<<<<
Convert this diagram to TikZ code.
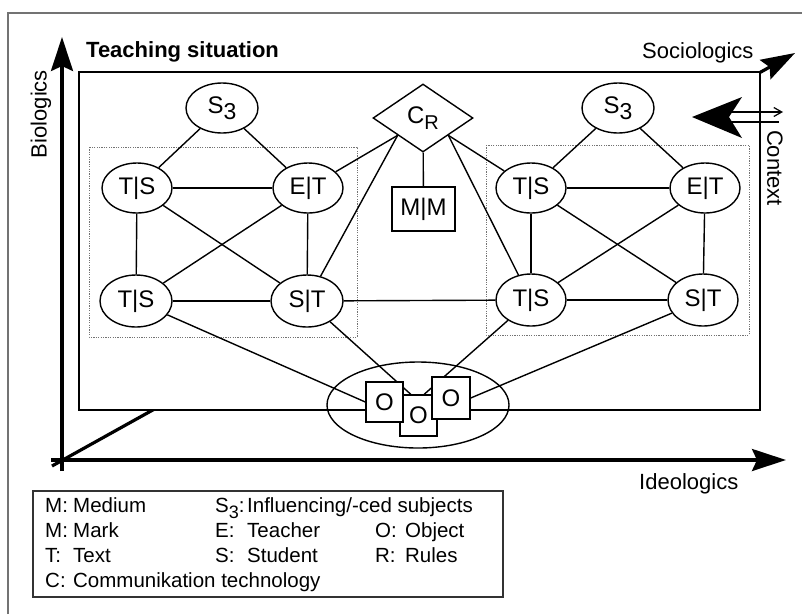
\documentclass[tikz,border=0pt]{standalone}
\usepackage{fontspec}
\setmainfont{Liberation Sans}
\usetikzlibrary{shapes.geometric,arrows.meta}
\begin{document}
\begin{tikzpicture}[x=1pt,y=-1pt,
  every node/.style={inner sep=0pt},
  actor/.style={ellipse,draw,fill=white,line width=1.4pt,minimum width=70pt,minimum height=50pt,font=\fontsize{24}{26}\selectfont},
  objbox/.style={rectangle,draw,fill=white,line width=1.4pt,minimum width=37pt,minimum height=41pt,font=\fontsize{24}{26}\selectfont},
  link/.style={line width=1.4pt},
  groupframe/.style={draw=black!55,line width=0.9pt,dash pattern=on 1.2pt off 1.2pt},
  bigaxis/.style={line width=3.2pt,-{Stealth[length=34pt,width=22pt,inset=5pt]}},
  axislabel/.style={font=\fontsize{22}{24}\selectfont},
  legendrow/.style={anchor=base west,font=\fontsize{20.5}{24}\selectfont}
]
\useasboundingbox (0,0) rectangle (802,614);

% outer frame, open towards the right and the bottom
\draw[black!55,line width=1.8pt] (8,614) -- (8,13) -- (802,13);

% the three axes
\coordinate (origin) at (62,460);
\coordinate (socStart) at (52,466);
\coordinate (socEnd) at (795,53);
\coordinate (bioStart) at (62,471);
\coordinate (bioEnd) at (62,37);
\coordinate (ideoStart) at (51,460);
\coordinate (ideoEnd) at (786,460);

\draw[bigaxis] (socStart) -- (socEnd);

% teaching situation plane (hides the middle of the sociologics axis)
\draw[fill=white,line width=1.5pt] (79,72) rectangle (760,410);

\draw[bigaxis] (bioStart) -- (bioEnd);
\draw[bigaxis] (ideoStart) -- (ideoEnd);

% axis labels and title
\node[font=\fontsize{22}{24}\selectfont\bfseries,anchor=base west] (title) at (86,57) {Teaching situation};
\node[axislabel,anchor=base west] (soc) at (642,58) {Sociologics};
\node[axislabel,rotate=90] (bio) at (41,114) {Biologics};
\node[axislabel,rotate=-90] (ctx) at (775,168) {Context};
\node[axislabel,anchor=base west] (ideo) at (639,489) {Ideologics};

% context exchange arrow
\fill (692,117) -- (742,97) -- (729,117) -- (742,138) -- cycle;
\coordinate (ctxA) at (731,112);
\coordinate (ctxB) at (783,112);
\coordinate (ctxC) at (731,122);
\coordinate (ctxD) at (779,122);
\draw[line width=1.2pt,-{Straight Barb[length=8pt,width=9pt]}] (ctxA) -- (ctxB);
\draw[line width=1.2pt] (ctxC) -- (ctxD);

% dotted groups
\draw[groupframe] (89,147) rectangle (357,337);
\draw[groupframe] (486,145) rectangle (749,335);

% left group
\node[actor,minimum width=72pt] (S3L) at (222,108) {S\raisebox{-6pt}{\fontsize{23}{23}\selectfont 3}};
\node[actor] (TtL) at (137,188) {T|S};
\node[actor] (EtL) at (308,188) {E|T};
\node[actor,minimum width=72pt,minimum height=52pt] (TbL) at (136,301) {T|S};
\node[actor,minimum width=72pt,minimum height=52pt] (SbL) at (307,301) {S|T};

% right group
\node[actor,minimum width=72pt] (S3R) at (618,108) {S\raisebox{-6pt}{\fontsize{23}{23}\selectfont 3}};
\node[actor] (TtR) at (531,188) {T|S};
\node[actor] (EtR) at (705,188) {E|T};
\node[actor,minimum height=52pt] (TbR) at (531,300) {T|S};
\node[actor,minimum height=52pt] (SbR) at (703,300) {S|T};

% communication technology and medium
\node[diamond,draw,fill=white,line width=1.4pt,minimum width=100pt,minimum height=68pt,shape aspect=1.47,font=\fontsize{24}{26}\selectfont] (CR) at (423,118) {C\raisebox{-6pt}{\fontsize{20}{20}\selectfont R}};
\node[rectangle,draw,fill=white,line width=1.4pt,minimum width=63pt,minimum height=44pt,font=\fontsize{24}{26}\selectfont] (MM) at (423.5,209) {M|M};

% objects
\node[ellipse,draw,line width=1.4pt,minimum width=182pt,minimum height=86pt] (objs) at (418,405) {};
\node[objbox] (O2) at (418.5,415.5) {O};

% connectors
\draw[link] (S3L) -- (TtL);
\draw[link] (S3L) -- (EtL);
\draw[link] (TtL) -- (EtL);
\draw[link] (TtL) -- (TbL);
\draw[link] (EtL) -- (SbL);
\draw[link] (TtL) -- (SbL);
\draw[link] (EtL) -- (TbL);
\draw[link] (TbL) -- (SbL);

\draw[link] (S3R) -- (TtR);
\draw[link] (S3R) -- (EtR);
\draw[link] (TtR) -- (EtR);
\draw[link] (TtR) -- (TbR);
\draw[link] (EtR) -- (SbR);
\draw[link] (TtR) -- (SbR);
\draw[link] (EtR) -- (TbR);
\draw[link] (TbR) -- (SbR);

\draw[link] (SbL) -- (TbR);
\draw[link] (CR.south west) -- (EtL);
\draw[link] (CR.south west) -- (SbL);
\draw[link] (CR.south east) -- (TtR);
\draw[link] (CR.south east) -- (TbR);
\draw[link] (CR) -- (MM);

\draw[link] (SbL) -- (O2.110);
\draw[link] (TbR) -- (O2.75);

\node[objbox,minimum height=40pt] (O1) at (384.5,402) {O};
\node[objbox,minimum width=38pt,minimum height=42pt] (O3) at (451,398) {O};

\draw[link] (TbL) -- (O1.west);
\draw[link] (SbR) -- (O3.east);

% legend
\draw[draw=black!80,line width=1.5pt] (33,491) rectangle (503,597);
\node[legendrow] (lg1) at (45,512) {\makebox[28pt][l]{M:}\makebox[142pt][l]{Medium}\makebox[32pt][l]{S\raisebox{-6pt}{\fontsize{18}{18}\selectfont 3}:}Influencing/-ced subjects};
\node[legendrow] (lg2) at (45,537) {\makebox[28pt][l]{M:}\makebox[142pt][l]{Mark}\makebox[32pt][l]{E:}\makebox[128pt][l]{Teacher}\makebox[30pt][l]{O:}Object};
\node[legendrow] (lg3) at (45,562) {\makebox[28pt][l]{T:}\makebox[142pt][l]{Text}\makebox[32pt][l]{S:}\makebox[128pt][l]{Student}\makebox[30pt][l]{R:}Rules};
\node[legendrow] (lg4) at (45,587) {\makebox[28pt][l]{C:}Communikation technology};
\end{tikzpicture}
\end{document}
>>>>
### Your task
Copy the listing over exactly, skipping the pictures it holds.

### Written answer
Convert this diagram to TikZ code.
\documentclass[tikz,border=0pt]{standalone}
\usepackage{fontspec}
\setmainfont{Liberation Sans}
\usetikzlibrary{shapes.geometric,arrows.meta}
\begin{document}
\begin{tikzpicture}[x=1pt,y=-1pt,
  every node/.style={inner sep=0pt},
  actor/.style={ellipse,draw,fill=white,line width=1.4pt,minimum width=70pt,minimum height=50pt,font=\fontsize{24}{26}\selectfont},
  objbox/.style={rectangle,draw,fill=white,line width=1.4pt,minimum width=37pt,minimum height=41pt,font=\fontsize{24}{26}\selectfont},
  link/.style={line width=1.4pt},
  groupframe/.style={draw=black!55,line width=0.9pt,dash pattern=on 1.2pt off 1.2pt},
  bigaxis/.style={line width=3.2pt,-{Stealth[length=34pt,width=22pt,inset=5pt]}},
  axislabel/.style={font=\fontsize{22}{24}\selectfont},
  legendrow/.style={anchor=base west,font=\fontsize{20.5}{24}\selectfont}
]
\useasboundingbox (0,0) rectangle (802,614);

% outer frame, open towards the right and the bottom
\draw[black!55,line width=1.8pt] (8,614) -- (8,13) -- (802,13);

% the three axes
\coordinate (origin) at (62,460);
\coordinate (socStart) at (52,466);
\coordinate (socEnd) at (795,53);
\coordinate (bioStart) at (62,471);
\coordinate (bioEnd) at (62,37);
\coordinate (ideoStart) at (51,460);
\coordinate (ideoEnd) at (786,460);

\draw[bigaxis] (socStart) -- (socEnd);

% teaching situation plane (hides the middle of the sociologics axis)
\draw[fill=white,line width=1.5pt] (79,72) rectangle (760,410);

\draw[bigaxis] (bioStart) -- (bioEnd);
\draw[bigaxis] (ideoStart) -- (ideoEnd);

% axis labels and title
\node[font=\fontsize{22}{24}\selectfont\bfseries,anchor=base west] (title) at (86,57) {Teaching situation};
\node[axislabel,anchor=base west] (soc) at (642,58) {Sociologics};
\node[axislabel,rotate=90] (bio) at (41,114) {Biologics};
\node[axislabel,rotate=-90] (ctx) at (775,168) {Context};
\node[axislabel,anchor=base west] (ideo) at (639,489) {Ideologics};

% context exchange arrow
\fill (692,117) -- (742,97) -- (729,117) -- (742,138) -- cycle;
\coordinate (ctxA) at (731,112);
\coordinate (ctxB) at (783,112);
\coordinate (ctxC) at (731,122);
\coordinate (ctxD) at (779,122);
\draw[line width=1.2pt,-{Straight Barb[length=8pt,width=9pt]}] (ctxA) -- (ctxB);
\draw[line width=1.2pt] (ctxC) -- (ctxD);

% dotted groups
\draw[groupframe] (89,147) rectangle (357,337);
\draw[groupframe] (486,145) rectangle (749,335);

% left group
\node[actor,minimum width=72pt] (S3L) at (222,108) {S\raisebox{-6pt}{\fontsize{23}{23}\selectfont 3}};
\node[actor] (TtL) at (137,188) {T|S};
\node[actor] (EtL) at (308,188) {E|T};
\node[actor,minimum width=72pt,minimum height=52pt] (TbL) at (136,301) {T|S};
\node[actor,minimum width=72pt,minimum height=52pt] (SbL) at (307,301) {S|T};

% right group
\node[actor,minimum width=72pt] (S3R) at (618,108) {S\raisebox{-6pt}{\fontsize{23}{23}\selectfont 3}};
\node[actor] (TtR) at (531,188) {T|S};
\node[actor] (EtR) at (705,188) {E|T};
\node[actor,minimum height=52pt] (TbR) at (531,300) {T|S};
\node[actor,minimum height=52pt] (SbR) at (703,300) {S|T};

% communication technology and medium
\node[diamond,draw,fill=white,line width=1.4pt,minimum width=100pt,minimum height=68pt,shape aspect=1.47,font=\fontsize{24}{26}\selectfont] (CR) at (423,118) {C\raisebox{-6pt}{\fontsize{20}{20}\selectfont R}};
\node[rectangle,draw,fill=white,line width=1.4pt,minimum width=63pt,minimum height=44pt,font=\fontsize{24}{26}\selectfont] (MM) at (423.5,209) {M|M};

% objects
\node[ellipse,draw,line width=1.4pt,minimum width=182pt,minimum height=86pt] (objs) at (418,405) {};
\node[objbox] (O2) at (418.5,415.5) {O};

% connectors
\draw[link] (S3L) -- (TtL);
\draw[link] (S3L) -- (EtL);
\draw[link] (TtL) -- (EtL);
\draw[link] (TtL) -- (TbL);
\draw[link] (EtL) -- (SbL);
\draw[link] (TtL) -- (SbL);
\draw[link] (EtL) -- (TbL);
\draw[link] (TbL) -- (SbL);

\draw[link] (S3R) -- (TtR);
\draw[link] (S3R) -- (EtR);
\draw[link] (TtR) -- (EtR);
\draw[link] (TtR) -- (TbR);
\draw[link] (EtR) -- (SbR);
\draw[link] (TtR) -- (SbR);
\draw[link] (EtR) -- (TbR);
\draw[link] (TbR) -- (SbR);

\draw[link] (SbL) -- (TbR);
\draw[link] (CR.south west) -- (EtL);
\draw[link] (CR.south west) -- (SbL);
\draw[link] (CR.south east) -- (TtR);
\draw[link] (CR.south east) -- (TbR);
\draw[link] (CR) -- (MM);

\draw[link] (SbL) -- (O2.110);
\draw[link] (TbR) -- (O2.75);

\node[objbox,minimum height=40pt] (O1) at (384.5,402) {O};
\node[objbox,minimum width=38pt,minimum height=42pt] (O3) at (451,398) {O};

\draw[link] (TbL) -- (O1.west);
\draw[link] (SbR) -- (O3.east);

% legend
\draw[draw=black!80,line width=1.5pt] (33,491) rectangle (503,597);
\node[legendrow] (lg1) at (45,512) {\makebox[28pt][l]{M:}\makebox[142pt][l]{Medium}\makebox[32pt][l]{S\raisebox{-6pt}{\fontsize{18}{18}\selectfont 3}:}Influencing/-ced subjects};
\node[legendrow] (lg2) at (45,537) {\makebox[28pt][l]{M:}\makebox[142pt][l]{Mark}\makebox[32pt][l]{E:}\makebox[128pt][l]{Teacher}\makebox[30pt][l]{O:}Object};
\node[legendrow] (lg3) at (45,562) {\makebox[28pt][l]{T:}\makebox[142pt][l]{Text}\makebox[32pt][l]{S:}\makebox[128pt][l]{Student}\makebox[30pt][l]{R:}Rules};
\node[legendrow] (lg4) at (45,587) {\makebox[28pt][l]{C:}Communikation technology};
\end{tikzpicture}
\end{document}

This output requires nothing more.